From the Oxford Dictionary of National Biography, by Cherry L.E. Lewis, sourced 2 February 2017.
Arrangement
The original ordering into files by Cherry Lewis has been retained, with the material being in two broad sections concerning Holmes's correspondence and then background about him, and his second wife Doris.
Access Information
The collection has not yet been sorted or catalogued.

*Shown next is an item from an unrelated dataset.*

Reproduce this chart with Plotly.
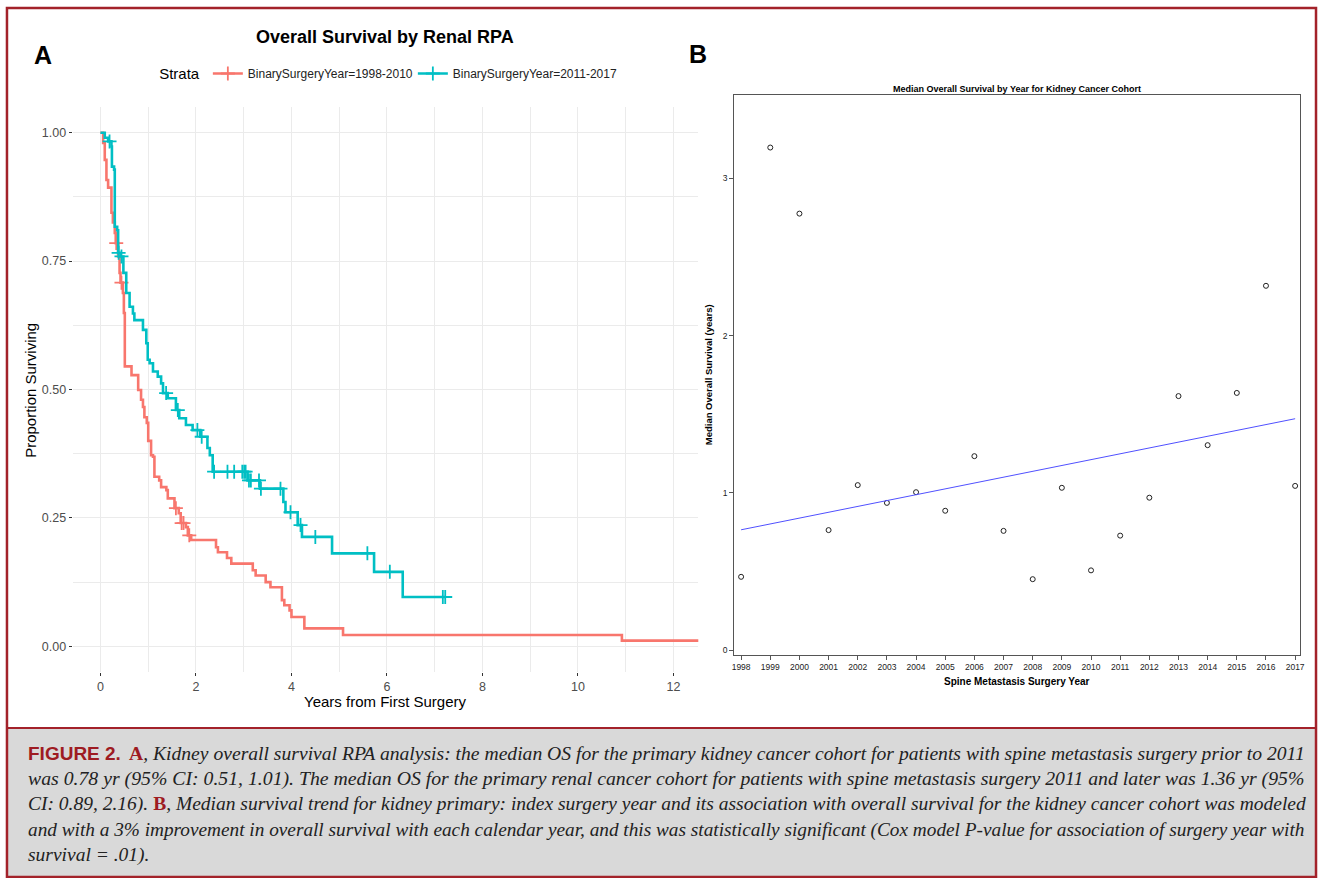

For this reason, it is not normally possible to consult the collection.
Open for consultation.
Acquisition Information
Given by Cherry Lewis, 18 January 2017, Acc No Misc. 2016/17:72.
Other Finding Aids
Online catalogue, available at online catalogue
Conditions Governing Use
Permission to make any published use of material from the collection must be sought in advance from the Sub-Librarian, Special Collections (e-mail PG.Library@durham.ac.uk) and, where appropriate, from the copyright owner. The Library will assist where possible with identifying copyright owners, but responsibility for ensuring copyright clearance rests with the user of the material.
Appraisal Information
The original integrity of the collection has been maintained.
Accruals
None anticipated, but Cherry Lewis may produce more.